(Charts and diagrams as code)

↓↓↓

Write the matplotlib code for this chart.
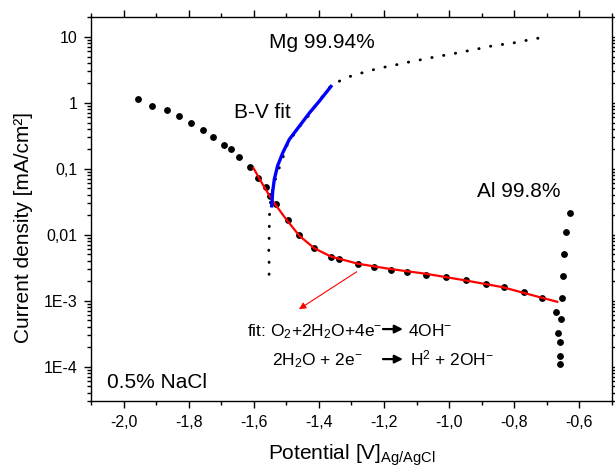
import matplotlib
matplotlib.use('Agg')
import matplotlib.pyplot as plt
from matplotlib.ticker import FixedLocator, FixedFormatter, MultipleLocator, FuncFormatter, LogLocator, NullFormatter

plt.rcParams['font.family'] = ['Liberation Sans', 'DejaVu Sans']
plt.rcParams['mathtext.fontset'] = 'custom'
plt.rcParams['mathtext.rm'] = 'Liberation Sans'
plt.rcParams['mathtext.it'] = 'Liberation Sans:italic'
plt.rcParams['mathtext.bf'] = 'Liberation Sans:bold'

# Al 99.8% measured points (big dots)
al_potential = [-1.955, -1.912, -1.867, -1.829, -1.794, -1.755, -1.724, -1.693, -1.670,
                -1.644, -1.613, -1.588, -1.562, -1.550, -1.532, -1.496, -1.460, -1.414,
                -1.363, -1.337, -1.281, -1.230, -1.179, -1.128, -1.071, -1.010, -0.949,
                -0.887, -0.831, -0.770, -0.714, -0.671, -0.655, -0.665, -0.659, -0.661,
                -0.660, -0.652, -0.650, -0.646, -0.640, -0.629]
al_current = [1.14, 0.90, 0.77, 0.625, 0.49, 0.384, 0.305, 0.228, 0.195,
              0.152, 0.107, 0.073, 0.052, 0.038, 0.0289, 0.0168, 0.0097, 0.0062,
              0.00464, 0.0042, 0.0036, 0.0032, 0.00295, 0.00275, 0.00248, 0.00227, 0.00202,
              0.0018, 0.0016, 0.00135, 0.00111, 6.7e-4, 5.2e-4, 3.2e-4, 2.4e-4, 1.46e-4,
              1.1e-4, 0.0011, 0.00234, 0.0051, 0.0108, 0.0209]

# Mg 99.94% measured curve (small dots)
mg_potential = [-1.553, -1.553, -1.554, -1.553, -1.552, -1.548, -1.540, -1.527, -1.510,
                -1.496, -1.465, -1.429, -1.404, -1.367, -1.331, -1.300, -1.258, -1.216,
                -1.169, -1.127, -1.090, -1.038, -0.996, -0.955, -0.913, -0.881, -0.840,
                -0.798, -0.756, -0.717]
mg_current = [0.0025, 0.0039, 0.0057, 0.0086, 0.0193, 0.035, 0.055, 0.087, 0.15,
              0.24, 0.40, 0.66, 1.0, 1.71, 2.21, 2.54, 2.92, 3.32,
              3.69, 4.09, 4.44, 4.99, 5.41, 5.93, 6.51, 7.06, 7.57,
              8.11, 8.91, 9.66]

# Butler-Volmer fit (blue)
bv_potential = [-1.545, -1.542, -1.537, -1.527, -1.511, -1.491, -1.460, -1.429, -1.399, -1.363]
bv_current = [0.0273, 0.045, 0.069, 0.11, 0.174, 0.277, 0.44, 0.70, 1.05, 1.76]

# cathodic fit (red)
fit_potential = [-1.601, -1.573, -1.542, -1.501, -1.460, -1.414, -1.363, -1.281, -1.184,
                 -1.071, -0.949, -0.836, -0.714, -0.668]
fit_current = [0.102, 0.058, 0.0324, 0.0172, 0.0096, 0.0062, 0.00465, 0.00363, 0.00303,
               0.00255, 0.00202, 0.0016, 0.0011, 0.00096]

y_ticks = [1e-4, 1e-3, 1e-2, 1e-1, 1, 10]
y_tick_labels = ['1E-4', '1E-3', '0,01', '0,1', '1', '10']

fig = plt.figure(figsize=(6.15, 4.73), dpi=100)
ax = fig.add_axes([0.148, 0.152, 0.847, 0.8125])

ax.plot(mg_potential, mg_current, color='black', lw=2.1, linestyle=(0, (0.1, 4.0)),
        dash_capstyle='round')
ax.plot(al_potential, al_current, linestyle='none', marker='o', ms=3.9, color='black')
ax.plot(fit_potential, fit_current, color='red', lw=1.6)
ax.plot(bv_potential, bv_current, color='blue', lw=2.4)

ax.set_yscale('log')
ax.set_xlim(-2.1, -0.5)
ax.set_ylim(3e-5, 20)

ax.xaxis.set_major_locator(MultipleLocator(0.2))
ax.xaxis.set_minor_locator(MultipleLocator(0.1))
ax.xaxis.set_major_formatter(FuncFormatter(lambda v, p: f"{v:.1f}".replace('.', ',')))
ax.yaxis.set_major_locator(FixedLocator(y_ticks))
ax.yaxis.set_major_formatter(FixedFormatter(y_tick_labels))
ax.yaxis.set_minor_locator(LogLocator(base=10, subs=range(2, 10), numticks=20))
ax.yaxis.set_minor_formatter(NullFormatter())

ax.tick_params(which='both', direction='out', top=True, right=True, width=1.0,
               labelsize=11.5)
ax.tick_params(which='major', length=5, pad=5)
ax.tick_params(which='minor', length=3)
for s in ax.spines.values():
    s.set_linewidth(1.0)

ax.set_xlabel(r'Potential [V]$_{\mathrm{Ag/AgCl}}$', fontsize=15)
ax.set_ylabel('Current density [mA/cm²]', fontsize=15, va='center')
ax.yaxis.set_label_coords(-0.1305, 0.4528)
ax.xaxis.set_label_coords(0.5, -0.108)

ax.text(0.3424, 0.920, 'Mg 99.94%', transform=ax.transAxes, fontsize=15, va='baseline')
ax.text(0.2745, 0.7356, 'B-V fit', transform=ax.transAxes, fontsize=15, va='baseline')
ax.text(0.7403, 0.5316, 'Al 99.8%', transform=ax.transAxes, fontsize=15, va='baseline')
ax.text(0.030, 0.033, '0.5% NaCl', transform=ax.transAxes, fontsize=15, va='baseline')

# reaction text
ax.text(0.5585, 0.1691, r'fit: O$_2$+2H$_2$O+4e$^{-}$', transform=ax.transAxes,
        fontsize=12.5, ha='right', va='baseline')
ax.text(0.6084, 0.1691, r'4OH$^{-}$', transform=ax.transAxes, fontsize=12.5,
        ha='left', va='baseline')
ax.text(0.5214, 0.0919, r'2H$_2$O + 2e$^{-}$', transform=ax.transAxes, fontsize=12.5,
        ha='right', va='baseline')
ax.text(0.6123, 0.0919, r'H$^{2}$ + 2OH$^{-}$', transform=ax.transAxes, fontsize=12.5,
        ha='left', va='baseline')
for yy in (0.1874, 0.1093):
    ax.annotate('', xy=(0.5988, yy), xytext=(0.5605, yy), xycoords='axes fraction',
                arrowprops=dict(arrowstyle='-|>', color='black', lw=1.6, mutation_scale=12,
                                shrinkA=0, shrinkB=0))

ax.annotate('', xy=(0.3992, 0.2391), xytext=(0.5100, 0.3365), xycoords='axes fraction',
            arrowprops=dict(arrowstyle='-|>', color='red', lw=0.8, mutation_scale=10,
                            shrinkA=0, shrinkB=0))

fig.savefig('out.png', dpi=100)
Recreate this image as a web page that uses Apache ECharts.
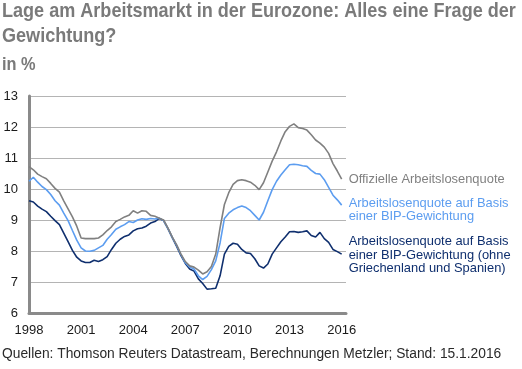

↑↑↑

EXERCISE PROMPT:
Transcribe the listing in full. Omit the pictures and keep every line exact.

FULL RESPONSE:
Write the matplotlib code for this chart.
import matplotlib
matplotlib.use('Agg')
import matplotlib.pyplot as plt
from matplotlib.ticker import FixedLocator, FixedFormatter, MultipleLocator, FuncFormatter, LogLocator, NullFormatter

plt.rcParams['font.family'] = ['Liberation Sans', 'DejaVu Sans']
plt.rcParams['mathtext.fontset'] = 'custom'
plt.rcParams['mathtext.rm'] = 'Liberation Sans'
plt.rcParams['mathtext.it'] = 'Liberation Sans:italic'
plt.rcParams['mathtext.bf'] = 'Liberation Sans:bold'

# Al 99.8% measured points (big dots)
al_potential = [-1.955, -1.912, -1.867, -1.829, -1.794, -1.755, -1.724, -1.693, -1.670,
                -1.644, -1.613, -1.588, -1.562, -1.550, -1.532, -1.496, -1.460, -1.414,
                -1.363, -1.337, -1.281, -1.230, -1.179, -1.128, -1.071, -1.010, -0.949,
                -0.887, -0.831, -0.770, -0.714, -0.671, -0.655, -0.665, -0.659, -0.661,
                -0.660, -0.652, -0.650, -0.646, -0.640, -0.629]
al_current = [1.14, 0.90, 0.77, 0.625, 0.49, 0.384, 0.305, 0.228, 0.195,
              0.152, 0.107, 0.073, 0.052, 0.038, 0.0289, 0.0168, 0.0097, 0.0062,
              0.00464, 0.0042, 0.0036, 0.0032, 0.00295, 0.00275, 0.00248, 0.00227, 0.00202,
              0.0018, 0.0016, 0.00135, 0.00111, 6.7e-4, 5.2e-4, 3.2e-4, 2.4e-4, 1.46e-4,
              1.1e-4, 0.0011, 0.00234, 0.0051, 0.0108, 0.0209]

# Mg 99.94% measured curve (small dots)
mg_potential = [-1.553, -1.553, -1.554, -1.553, -1.552, -1.548, -1.540, -1.527, -1.510,
                -1.496, -1.465, -1.429, -1.404, -1.367, -1.331, -1.300, -1.258, -1.216,
                -1.169, -1.127, -1.090, -1.038, -0.996, -0.955, -0.913, -0.881, -0.840,
                -0.798, -0.756, -0.717]
mg_current = [0.0025, 0.0039, 0.0057, 0.0086, 0.0193, 0.035, 0.055, 0.087, 0.15,
              0.24, 0.40, 0.66, 1.0, 1.71, 2.21, 2.54, 2.92, 3.32,
              3.69, 4.09, 4.44, 4.99, 5.41, 5.93, 6.51, 7.06, 7.57,
              8.11, 8.91, 9.66]

# Butler-Volmer fit (blue)
bv_potential = [-1.545, -1.542, -1.537, -1.527, -1.511, -1.491, -1.460, -1.429, -1.399, -1.363]
bv_current = [0.0273, 0.045, 0.069, 0.11, 0.174, 0.277, 0.44, 0.70, 1.05, 1.76]

# cathodic fit (red)
fit_potential = [-1.601, -1.573, -1.542, -1.501, -1.460, -1.414, -1.363, -1.281, -1.184,
                 -1.071, -0.949, -0.836, -0.714, -0.668]
fit_current = [0.102, 0.058, 0.0324, 0.0172, 0.0096, 0.0062, 0.00465, 0.00363, 0.00303,
               0.00255, 0.00202, 0.0016, 0.0011, 0.00096]

y_ticks = [1e-4, 1e-3, 1e-2, 1e-1, 1, 10]
y_tick_labels = ['1E-4', '1E-3', '0,01', '0,1', '1', '10']

fig = plt.figure(figsize=(6.15, 4.73), dpi=100)
ax = fig.add_axes([0.148, 0.152, 0.847, 0.8125])

ax.plot(mg_potential, mg_current, color='black', lw=2.1, linestyle=(0, (0.1, 4.0)),
        dash_capstyle='round')
ax.plot(al_potential, al_current, linestyle='none', marker='o', ms=3.9, color='black')
ax.plot(fit_potential, fit_current, color='red', lw=1.6)
ax.plot(bv_potential, bv_current, color='blue', lw=2.4)

ax.set_yscale('log')
ax.set_xlim(-2.1, -0.5)
ax.set_ylim(3e-5, 20)

ax.xaxis.set_major_locator(MultipleLocator(0.2))
ax.xaxis.set_minor_locator(MultipleLocator(0.1))
ax.xaxis.set_major_formatter(FuncFormatter(lambda v, p: f"{v:.1f}".replace('.', ',')))
ax.yaxis.set_major_locator(FixedLocator(y_ticks))
ax.yaxis.set_major_formatter(FixedFormatter(y_tick_labels))
ax.yaxis.set_minor_locator(LogLocator(base=10, subs=range(2, 10), numticks=20))
ax.yaxis.set_minor_formatter(NullFormatter())

ax.tick_params(which='both', direction='out', top=True, right=True, width=1.0,
               labelsize=11.5)
ax.tick_params(which='major', length=5, pad=5)
ax.tick_params(which='minor', length=3)
for s in ax.spines.values():
    s.set_linewidth(1.0)

ax.set_xlabel(r'Potential [V]$_{\mathrm{Ag/AgCl}}$', fontsize=15)
ax.set_ylabel('Current density [mA/cm²]', fontsize=15, va='center')
ax.yaxis.set_label_coords(-0.1305, 0.4528)
ax.xaxis.set_label_coords(0.5, -0.108)

ax.text(0.3424, 0.920, 'Mg 99.94%', transform=ax.transAxes, fontsize=15, va='baseline')
ax.text(0.2745, 0.7356, 'B-V fit', transform=ax.transAxes, fontsize=15, va='baseline')
ax.text(0.7403, 0.5316, 'Al 99.8%', transform=ax.transAxes, fontsize=15, va='baseline')
ax.text(0.030, 0.033, '0.5% NaCl', transform=ax.transAxes, fontsize=15, va='baseline')

# reaction text
ax.text(0.5585, 0.1691, r'fit: O$_2$+2H$_2$O+4e$^{-}$', transform=ax.transAxes,
        fontsize=12.5, ha='right', va='baseline')
ax.text(0.6084, 0.1691, r'4OH$^{-}$', transform=ax.transAxes, fontsize=12.5,
        ha='left', va='baseline')
ax.text(0.5214, 0.0919, r'2H$_2$O + 2e$^{-}$', transform=ax.transAxes, fontsize=12.5,
        ha='right', va='baseline')
ax.text(0.6123, 0.0919, r'H$^{2}$ + 2OH$^{-}$', transform=ax.transAxes, fontsize=12.5,
        ha='left', va='baseline')
for yy in (0.1874, 0.1093):
    ax.annotate('', xy=(0.5988, yy), xytext=(0.5605, yy), xycoords='axes fraction',
                arrowprops=dict(arrowstyle='-|>', color='black', lw=1.6, mutation_scale=12,
                                shrinkA=0, shrinkB=0))

ax.annotate('', xy=(0.3992, 0.2391), xytext=(0.5100, 0.3365), xycoords='axes fraction',
            arrowprops=dict(arrowstyle='-|>', color='red', lw=0.8, mutation_scale=10,
                            shrinkA=0, shrinkB=0))

fig.savefig('out.png', dpi=100)
Recreate this image as a web page that uses Apache ECharts.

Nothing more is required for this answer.